▶ Set exercise
Repeat exactly, and only, the lines from the one that contains "Recreate this image" to the one that contains "Oct 29 00:20:01", both ends included. Omit every picture.

▶ Data in this exercise
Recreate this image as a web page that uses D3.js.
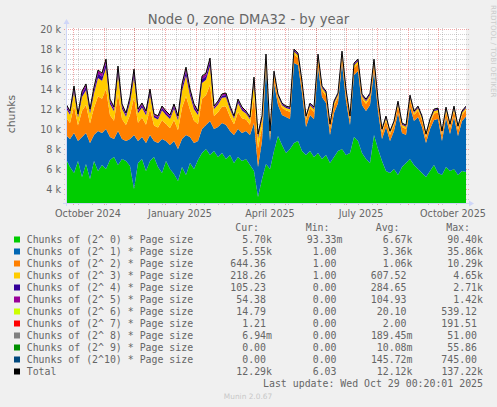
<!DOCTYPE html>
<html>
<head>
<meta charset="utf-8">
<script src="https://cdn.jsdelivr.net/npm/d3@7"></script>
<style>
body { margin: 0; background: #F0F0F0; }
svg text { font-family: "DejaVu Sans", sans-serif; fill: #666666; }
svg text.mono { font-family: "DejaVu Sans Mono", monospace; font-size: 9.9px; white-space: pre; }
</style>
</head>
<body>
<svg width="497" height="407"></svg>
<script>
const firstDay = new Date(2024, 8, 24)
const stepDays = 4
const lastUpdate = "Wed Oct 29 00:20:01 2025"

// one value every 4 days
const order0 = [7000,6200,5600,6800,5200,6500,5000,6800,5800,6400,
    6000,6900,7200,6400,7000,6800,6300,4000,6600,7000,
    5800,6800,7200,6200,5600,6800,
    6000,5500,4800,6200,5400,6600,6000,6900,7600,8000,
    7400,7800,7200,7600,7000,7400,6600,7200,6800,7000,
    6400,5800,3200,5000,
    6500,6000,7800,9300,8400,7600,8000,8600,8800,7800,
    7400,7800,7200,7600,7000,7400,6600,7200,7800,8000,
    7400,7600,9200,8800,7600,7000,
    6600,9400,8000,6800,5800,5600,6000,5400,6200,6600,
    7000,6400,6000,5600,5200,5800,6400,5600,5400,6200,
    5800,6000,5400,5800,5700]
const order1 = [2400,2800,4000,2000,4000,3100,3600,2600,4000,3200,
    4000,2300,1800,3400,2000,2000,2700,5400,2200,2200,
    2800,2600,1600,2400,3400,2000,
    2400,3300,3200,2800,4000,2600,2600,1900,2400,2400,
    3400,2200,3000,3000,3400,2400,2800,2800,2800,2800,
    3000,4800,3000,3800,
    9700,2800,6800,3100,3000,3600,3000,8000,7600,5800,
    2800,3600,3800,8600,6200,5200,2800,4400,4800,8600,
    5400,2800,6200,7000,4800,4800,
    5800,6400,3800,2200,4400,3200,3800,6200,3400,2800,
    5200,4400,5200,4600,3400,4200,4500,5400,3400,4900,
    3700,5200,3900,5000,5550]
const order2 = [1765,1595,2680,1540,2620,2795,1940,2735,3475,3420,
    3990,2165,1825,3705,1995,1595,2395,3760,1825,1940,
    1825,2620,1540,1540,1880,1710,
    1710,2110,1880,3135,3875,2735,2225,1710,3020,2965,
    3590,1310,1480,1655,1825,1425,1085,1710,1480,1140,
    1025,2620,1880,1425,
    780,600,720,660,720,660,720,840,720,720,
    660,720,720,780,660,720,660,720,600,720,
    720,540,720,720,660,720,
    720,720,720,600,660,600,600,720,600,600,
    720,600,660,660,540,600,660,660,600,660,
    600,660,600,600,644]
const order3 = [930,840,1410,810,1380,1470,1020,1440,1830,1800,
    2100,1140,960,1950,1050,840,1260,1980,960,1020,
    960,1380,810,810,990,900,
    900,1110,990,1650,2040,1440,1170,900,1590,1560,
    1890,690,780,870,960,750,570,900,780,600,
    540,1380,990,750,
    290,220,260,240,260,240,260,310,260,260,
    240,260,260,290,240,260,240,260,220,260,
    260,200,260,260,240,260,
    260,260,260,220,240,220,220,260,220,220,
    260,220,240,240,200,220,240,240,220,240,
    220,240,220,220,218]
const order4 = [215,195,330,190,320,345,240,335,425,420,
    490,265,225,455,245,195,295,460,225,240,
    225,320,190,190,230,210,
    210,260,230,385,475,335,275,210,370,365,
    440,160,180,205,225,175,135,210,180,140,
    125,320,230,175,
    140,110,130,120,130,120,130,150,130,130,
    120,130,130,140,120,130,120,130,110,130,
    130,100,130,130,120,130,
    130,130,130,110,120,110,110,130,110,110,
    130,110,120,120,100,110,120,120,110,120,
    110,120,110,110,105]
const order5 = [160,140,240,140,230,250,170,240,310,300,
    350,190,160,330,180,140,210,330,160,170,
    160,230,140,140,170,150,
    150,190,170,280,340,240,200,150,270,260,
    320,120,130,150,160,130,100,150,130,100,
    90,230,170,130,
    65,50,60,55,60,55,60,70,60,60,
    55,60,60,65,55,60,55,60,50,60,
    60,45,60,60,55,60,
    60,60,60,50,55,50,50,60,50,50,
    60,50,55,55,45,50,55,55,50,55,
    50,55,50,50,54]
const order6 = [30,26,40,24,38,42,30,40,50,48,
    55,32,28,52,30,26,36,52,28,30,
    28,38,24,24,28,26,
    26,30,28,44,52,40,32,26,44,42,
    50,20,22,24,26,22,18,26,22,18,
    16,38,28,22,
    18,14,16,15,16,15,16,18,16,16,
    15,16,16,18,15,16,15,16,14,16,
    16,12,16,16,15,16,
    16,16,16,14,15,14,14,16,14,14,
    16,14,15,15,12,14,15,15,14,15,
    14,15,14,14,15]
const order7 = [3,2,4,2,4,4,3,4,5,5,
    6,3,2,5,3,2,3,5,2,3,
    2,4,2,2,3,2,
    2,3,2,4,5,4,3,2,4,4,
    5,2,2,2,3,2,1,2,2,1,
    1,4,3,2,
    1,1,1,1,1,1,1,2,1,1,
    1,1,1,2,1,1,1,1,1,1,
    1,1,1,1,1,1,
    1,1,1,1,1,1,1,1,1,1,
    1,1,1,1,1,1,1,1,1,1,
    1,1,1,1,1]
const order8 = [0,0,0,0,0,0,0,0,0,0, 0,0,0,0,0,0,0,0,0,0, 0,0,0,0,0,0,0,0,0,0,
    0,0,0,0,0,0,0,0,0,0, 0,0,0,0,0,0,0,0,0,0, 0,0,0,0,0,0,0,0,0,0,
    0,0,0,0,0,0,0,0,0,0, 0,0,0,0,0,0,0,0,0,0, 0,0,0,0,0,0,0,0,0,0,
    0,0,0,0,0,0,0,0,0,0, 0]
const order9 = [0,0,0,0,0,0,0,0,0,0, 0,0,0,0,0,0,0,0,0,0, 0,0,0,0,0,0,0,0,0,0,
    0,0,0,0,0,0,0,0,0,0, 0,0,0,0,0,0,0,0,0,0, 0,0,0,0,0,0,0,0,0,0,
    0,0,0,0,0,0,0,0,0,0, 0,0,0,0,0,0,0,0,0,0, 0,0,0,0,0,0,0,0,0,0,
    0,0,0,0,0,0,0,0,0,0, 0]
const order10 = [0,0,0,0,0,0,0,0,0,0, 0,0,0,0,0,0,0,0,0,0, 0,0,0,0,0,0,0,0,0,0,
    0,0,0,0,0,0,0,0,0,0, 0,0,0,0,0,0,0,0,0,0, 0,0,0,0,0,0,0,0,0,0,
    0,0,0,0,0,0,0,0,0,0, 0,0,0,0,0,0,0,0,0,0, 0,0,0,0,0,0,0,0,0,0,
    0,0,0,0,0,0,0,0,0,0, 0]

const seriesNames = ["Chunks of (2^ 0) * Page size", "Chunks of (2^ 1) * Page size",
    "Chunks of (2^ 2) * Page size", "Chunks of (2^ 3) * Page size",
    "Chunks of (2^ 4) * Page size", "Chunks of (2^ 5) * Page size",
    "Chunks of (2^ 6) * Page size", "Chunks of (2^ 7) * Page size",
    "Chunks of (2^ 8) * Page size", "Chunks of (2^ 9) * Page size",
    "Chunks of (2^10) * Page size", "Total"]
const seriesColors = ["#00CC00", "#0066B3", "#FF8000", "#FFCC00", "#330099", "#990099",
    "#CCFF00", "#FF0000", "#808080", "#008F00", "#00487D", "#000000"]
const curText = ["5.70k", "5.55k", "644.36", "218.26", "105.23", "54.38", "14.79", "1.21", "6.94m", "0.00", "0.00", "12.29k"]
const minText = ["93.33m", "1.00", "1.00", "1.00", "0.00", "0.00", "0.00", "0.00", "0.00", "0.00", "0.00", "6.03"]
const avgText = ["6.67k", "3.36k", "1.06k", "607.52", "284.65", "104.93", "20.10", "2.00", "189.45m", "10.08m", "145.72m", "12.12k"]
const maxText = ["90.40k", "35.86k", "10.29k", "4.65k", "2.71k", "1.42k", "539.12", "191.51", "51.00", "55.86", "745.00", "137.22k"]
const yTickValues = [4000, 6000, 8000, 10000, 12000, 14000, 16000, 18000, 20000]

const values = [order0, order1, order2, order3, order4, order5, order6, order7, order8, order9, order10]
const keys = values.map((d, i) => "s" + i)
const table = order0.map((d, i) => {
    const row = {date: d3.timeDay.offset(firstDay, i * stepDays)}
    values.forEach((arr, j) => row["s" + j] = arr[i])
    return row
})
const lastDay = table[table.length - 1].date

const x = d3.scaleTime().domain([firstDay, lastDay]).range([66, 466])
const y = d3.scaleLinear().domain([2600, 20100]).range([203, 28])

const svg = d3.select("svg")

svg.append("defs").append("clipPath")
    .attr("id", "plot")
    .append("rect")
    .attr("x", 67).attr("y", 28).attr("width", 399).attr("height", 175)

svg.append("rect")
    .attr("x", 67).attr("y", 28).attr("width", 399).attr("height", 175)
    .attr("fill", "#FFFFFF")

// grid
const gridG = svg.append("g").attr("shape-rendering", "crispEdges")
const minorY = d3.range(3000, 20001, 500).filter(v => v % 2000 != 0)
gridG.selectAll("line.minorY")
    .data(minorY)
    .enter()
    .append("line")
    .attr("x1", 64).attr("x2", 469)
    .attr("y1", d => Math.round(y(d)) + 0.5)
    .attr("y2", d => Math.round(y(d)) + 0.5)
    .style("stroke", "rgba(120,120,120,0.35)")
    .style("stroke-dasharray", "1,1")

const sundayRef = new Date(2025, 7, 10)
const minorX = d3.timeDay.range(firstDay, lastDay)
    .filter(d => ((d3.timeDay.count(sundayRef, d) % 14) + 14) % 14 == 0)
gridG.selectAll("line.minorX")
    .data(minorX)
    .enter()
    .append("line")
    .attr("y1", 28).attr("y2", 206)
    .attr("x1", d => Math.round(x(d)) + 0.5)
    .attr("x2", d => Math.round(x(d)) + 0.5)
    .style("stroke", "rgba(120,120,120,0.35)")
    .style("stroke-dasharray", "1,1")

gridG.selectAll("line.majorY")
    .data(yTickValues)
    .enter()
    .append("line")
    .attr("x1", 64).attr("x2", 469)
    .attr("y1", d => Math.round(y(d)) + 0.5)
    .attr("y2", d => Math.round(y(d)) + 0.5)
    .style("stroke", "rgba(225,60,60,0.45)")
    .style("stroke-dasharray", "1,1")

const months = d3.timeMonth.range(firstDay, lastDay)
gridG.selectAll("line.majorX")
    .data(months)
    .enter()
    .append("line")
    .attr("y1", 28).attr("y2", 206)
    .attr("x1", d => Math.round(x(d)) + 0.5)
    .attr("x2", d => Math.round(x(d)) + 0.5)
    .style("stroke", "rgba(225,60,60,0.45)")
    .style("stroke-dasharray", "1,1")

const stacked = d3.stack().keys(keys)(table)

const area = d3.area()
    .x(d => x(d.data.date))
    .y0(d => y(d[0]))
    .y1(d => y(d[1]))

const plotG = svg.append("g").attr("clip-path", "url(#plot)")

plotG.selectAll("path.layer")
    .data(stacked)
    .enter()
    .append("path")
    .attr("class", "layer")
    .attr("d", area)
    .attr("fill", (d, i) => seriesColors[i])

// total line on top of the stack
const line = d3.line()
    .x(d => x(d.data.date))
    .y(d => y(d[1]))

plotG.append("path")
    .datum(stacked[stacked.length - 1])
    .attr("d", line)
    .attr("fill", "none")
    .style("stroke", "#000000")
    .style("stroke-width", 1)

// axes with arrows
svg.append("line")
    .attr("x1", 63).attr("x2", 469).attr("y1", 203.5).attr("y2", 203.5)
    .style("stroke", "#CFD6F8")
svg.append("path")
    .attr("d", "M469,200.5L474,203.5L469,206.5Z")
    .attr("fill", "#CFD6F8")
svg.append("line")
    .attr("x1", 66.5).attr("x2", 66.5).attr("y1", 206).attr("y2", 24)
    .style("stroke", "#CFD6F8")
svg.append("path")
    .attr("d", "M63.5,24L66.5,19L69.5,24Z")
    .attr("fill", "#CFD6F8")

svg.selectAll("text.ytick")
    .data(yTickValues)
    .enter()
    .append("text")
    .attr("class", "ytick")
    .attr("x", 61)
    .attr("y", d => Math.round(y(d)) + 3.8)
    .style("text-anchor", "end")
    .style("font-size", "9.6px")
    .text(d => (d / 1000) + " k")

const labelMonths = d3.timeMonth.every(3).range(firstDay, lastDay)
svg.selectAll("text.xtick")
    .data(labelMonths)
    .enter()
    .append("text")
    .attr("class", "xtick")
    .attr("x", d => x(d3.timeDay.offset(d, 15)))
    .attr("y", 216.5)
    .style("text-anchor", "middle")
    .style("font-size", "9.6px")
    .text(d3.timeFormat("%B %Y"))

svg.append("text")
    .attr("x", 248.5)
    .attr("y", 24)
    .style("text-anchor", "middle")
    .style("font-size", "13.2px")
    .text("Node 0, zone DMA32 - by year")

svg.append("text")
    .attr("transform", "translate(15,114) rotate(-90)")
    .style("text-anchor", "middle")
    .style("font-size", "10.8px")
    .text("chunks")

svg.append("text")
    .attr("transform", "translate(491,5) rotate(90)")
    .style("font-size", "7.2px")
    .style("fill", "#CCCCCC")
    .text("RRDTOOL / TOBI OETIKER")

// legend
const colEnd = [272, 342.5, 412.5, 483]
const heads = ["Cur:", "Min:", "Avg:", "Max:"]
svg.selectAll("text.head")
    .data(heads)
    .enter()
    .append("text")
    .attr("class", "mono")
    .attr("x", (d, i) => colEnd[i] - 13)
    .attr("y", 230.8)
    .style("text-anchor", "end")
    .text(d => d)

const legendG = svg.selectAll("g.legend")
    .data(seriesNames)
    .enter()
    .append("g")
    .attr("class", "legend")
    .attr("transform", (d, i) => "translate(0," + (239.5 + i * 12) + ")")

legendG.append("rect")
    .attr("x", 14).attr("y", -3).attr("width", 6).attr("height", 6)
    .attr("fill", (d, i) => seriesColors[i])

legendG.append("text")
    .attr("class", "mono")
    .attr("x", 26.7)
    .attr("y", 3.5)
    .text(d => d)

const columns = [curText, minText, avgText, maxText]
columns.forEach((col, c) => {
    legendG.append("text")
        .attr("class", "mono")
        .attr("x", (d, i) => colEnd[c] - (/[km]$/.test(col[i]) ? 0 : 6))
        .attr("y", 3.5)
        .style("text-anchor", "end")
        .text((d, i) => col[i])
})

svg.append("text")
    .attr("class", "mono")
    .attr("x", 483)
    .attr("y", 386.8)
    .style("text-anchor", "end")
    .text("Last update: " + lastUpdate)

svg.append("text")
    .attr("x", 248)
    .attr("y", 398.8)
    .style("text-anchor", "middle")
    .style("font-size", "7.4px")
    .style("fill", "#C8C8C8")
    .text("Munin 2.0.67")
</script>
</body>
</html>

---

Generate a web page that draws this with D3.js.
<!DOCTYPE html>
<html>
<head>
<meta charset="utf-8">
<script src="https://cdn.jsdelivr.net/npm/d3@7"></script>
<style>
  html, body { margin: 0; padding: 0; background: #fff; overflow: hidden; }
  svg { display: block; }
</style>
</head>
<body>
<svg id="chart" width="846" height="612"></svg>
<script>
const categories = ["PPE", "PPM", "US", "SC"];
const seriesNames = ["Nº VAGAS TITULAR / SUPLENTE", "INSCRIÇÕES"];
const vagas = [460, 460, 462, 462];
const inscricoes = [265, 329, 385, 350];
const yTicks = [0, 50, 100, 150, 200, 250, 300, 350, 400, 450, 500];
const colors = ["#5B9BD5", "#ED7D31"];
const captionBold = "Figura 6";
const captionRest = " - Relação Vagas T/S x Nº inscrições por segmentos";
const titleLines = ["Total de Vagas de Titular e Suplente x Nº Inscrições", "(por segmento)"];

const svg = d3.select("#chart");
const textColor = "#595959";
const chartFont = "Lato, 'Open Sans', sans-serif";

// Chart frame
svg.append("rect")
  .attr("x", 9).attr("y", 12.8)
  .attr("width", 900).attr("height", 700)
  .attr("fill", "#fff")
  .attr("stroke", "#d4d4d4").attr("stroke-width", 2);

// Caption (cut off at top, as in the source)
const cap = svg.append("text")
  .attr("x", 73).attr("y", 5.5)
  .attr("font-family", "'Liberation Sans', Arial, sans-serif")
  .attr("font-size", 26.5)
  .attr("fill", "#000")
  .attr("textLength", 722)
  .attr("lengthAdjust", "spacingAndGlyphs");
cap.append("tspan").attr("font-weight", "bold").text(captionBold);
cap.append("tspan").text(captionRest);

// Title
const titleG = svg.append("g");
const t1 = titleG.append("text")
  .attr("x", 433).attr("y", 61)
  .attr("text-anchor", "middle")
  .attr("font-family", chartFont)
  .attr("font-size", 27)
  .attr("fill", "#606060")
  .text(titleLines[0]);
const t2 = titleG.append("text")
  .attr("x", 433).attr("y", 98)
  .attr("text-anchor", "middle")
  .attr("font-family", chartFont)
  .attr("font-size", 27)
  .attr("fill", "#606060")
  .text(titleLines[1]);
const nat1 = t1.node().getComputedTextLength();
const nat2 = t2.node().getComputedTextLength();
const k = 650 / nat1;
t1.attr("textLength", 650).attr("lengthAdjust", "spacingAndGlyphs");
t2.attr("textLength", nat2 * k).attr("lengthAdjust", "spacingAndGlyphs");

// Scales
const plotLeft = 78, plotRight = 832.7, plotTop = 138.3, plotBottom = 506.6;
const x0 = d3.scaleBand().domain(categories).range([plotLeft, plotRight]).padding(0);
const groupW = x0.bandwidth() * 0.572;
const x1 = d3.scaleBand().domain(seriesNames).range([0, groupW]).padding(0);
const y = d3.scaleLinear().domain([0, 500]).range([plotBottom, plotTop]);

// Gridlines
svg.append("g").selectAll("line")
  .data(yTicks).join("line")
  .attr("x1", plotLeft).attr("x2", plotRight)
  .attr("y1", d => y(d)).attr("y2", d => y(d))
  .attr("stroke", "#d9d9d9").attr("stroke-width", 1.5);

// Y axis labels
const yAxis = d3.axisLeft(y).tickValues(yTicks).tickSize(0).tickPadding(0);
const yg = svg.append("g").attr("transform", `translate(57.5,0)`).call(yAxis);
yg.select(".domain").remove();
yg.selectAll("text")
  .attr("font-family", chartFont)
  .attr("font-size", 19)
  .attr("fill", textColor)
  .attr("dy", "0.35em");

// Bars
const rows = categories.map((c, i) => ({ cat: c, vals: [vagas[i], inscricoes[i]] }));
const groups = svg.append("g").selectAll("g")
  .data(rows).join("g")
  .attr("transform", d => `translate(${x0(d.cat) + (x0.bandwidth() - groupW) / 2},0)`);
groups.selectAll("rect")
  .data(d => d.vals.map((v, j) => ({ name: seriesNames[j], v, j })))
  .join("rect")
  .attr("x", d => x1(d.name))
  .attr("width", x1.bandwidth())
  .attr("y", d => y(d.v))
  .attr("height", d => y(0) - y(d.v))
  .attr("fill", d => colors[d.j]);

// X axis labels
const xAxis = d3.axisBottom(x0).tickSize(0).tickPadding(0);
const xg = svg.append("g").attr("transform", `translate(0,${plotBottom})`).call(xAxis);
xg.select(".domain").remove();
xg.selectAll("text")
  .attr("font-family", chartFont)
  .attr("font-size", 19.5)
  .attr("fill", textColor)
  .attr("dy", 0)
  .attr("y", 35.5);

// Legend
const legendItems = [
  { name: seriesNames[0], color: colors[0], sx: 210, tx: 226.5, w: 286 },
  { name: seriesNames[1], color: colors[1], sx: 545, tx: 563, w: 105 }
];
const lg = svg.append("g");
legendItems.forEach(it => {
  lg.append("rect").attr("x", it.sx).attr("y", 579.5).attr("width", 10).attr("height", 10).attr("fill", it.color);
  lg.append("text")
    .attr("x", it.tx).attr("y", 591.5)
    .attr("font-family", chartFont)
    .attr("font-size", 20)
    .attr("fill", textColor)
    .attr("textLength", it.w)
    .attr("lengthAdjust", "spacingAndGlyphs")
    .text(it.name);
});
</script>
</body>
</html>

...

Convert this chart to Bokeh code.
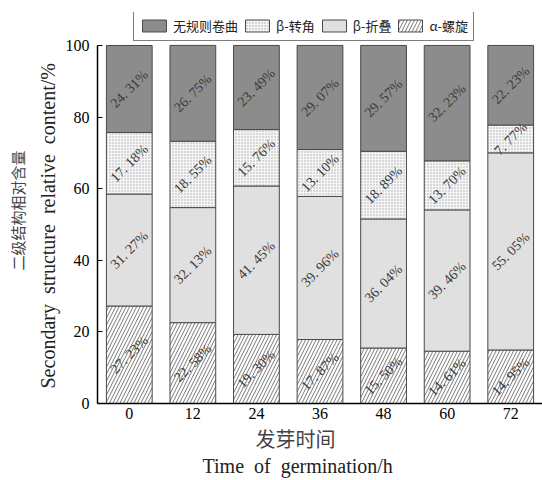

▶ Response to the exercise
Recreate this image as a web page that uses D3.js.
<!DOCTYPE html>
<html>
<head>
<meta charset="utf-8">
<script src="https://cdn.jsdelivr.net/npm/d3@7"></script>
<style>
body { margin: 0; background: #F0F0F0; }
svg text { font-family: "DejaVu Sans", sans-serif; fill: #666666; }
svg text.mono { font-family: "DejaVu Sans Mono", monospace; font-size: 9.9px; white-space: pre; }
</style>
</head>
<body>
<svg width="497" height="407"></svg>
<script>
const firstDay = new Date(2024, 8, 24)
const stepDays = 4
const lastUpdate = "Wed Oct 29 00:20:01 2025"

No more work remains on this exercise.